(GIVEN TASK) Collect each line of the records containing the string "that".

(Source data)
↓↓↓

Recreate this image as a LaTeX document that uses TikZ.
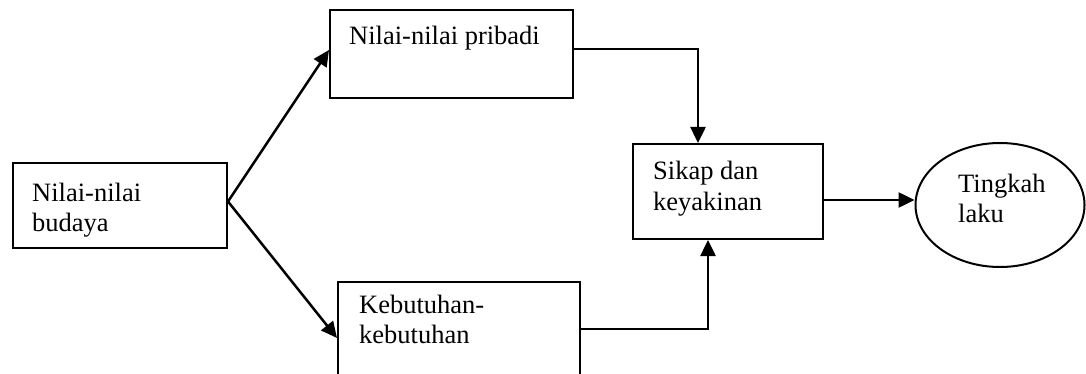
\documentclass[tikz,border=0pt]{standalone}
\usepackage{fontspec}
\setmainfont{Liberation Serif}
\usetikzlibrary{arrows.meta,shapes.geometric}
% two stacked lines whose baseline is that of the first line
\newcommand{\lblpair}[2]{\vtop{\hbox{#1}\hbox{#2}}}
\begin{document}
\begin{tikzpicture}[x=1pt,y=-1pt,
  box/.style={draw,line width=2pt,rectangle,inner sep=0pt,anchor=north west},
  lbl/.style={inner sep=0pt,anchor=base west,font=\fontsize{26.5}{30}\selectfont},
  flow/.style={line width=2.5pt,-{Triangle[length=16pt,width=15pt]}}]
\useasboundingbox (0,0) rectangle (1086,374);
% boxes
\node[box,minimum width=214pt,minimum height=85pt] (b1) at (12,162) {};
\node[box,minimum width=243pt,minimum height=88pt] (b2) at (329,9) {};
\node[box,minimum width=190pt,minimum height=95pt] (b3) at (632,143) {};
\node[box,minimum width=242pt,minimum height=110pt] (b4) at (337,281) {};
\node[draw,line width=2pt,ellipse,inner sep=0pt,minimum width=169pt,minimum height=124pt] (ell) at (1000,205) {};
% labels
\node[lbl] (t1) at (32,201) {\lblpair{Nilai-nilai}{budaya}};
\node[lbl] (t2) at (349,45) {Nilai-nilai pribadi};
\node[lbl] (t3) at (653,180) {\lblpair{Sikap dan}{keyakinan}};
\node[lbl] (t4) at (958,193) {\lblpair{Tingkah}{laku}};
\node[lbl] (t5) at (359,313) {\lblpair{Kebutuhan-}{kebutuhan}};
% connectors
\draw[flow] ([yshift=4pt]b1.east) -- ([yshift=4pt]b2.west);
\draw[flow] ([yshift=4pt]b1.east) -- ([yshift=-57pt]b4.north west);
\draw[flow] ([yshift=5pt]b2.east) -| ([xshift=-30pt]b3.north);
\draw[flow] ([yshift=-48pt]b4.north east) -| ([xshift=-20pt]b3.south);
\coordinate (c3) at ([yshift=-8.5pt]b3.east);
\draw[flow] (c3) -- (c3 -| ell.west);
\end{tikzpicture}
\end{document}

↑↑↑
↓↓↓

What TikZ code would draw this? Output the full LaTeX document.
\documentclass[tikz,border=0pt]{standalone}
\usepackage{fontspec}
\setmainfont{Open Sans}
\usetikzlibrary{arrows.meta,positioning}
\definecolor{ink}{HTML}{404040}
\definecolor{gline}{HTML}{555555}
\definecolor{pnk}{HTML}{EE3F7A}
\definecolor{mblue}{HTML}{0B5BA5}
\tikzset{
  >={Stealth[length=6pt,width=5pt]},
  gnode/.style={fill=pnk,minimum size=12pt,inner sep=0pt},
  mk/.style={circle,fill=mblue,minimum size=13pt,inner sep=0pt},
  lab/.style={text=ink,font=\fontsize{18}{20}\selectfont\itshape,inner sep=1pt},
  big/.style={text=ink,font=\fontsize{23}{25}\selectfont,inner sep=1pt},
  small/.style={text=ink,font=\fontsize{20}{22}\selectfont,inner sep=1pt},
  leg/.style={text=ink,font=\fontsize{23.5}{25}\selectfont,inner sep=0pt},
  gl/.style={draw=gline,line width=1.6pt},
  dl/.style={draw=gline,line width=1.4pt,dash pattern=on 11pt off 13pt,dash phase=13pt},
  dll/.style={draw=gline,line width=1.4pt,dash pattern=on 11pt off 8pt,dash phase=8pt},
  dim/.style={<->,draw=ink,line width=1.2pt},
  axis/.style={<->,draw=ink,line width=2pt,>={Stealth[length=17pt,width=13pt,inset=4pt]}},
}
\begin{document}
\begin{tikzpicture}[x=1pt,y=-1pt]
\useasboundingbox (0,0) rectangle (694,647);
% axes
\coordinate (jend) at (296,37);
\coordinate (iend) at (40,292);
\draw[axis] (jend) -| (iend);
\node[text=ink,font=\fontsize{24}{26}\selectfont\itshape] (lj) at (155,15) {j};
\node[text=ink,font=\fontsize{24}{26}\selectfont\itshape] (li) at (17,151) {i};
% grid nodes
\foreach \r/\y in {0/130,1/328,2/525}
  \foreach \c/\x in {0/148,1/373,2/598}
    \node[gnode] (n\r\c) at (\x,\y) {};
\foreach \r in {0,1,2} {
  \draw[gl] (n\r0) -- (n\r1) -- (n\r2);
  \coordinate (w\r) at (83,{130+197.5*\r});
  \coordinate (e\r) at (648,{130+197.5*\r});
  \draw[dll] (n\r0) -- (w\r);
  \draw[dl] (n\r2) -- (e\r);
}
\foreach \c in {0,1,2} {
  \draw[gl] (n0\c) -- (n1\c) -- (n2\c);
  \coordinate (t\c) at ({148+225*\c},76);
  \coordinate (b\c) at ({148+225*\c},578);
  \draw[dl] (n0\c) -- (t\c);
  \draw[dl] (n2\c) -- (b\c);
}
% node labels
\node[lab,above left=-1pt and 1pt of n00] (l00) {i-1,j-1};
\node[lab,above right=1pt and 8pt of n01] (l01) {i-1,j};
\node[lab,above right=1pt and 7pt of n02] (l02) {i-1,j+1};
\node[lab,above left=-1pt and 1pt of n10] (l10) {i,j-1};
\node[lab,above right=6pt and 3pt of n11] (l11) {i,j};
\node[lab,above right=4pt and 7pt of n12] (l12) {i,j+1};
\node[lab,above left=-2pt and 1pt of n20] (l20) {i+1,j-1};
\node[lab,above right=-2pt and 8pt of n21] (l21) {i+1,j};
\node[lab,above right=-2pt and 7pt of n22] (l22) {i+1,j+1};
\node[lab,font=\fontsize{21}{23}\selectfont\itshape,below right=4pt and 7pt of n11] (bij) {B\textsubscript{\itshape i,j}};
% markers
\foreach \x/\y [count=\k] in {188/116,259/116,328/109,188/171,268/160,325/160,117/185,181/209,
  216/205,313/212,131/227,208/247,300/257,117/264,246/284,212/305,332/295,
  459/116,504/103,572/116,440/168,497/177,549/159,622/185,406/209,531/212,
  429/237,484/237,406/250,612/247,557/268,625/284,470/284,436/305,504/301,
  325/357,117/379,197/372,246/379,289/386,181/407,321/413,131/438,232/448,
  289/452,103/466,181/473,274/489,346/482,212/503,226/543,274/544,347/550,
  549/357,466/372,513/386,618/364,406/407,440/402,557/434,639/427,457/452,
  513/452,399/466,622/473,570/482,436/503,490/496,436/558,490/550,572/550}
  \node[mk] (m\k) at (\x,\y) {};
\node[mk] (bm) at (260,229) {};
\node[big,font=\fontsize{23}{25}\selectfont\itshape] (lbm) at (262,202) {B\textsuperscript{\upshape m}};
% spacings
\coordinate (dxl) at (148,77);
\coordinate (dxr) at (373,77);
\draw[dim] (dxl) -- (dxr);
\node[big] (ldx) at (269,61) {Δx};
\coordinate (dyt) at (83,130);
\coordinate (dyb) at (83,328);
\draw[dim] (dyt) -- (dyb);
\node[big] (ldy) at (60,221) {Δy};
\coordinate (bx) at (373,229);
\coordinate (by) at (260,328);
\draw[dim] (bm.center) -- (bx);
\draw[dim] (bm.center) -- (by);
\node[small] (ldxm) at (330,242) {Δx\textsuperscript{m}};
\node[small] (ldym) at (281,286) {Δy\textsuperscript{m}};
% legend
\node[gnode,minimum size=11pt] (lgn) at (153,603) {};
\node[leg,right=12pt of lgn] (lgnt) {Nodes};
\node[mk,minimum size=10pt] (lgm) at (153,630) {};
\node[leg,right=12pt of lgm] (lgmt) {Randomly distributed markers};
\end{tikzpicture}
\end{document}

↑↑↑

(RESPONSE TO THIS TASK)
Recreate this image as a LaTeX document that uses TikZ.
% two stacked lines whose baseline is that of the first line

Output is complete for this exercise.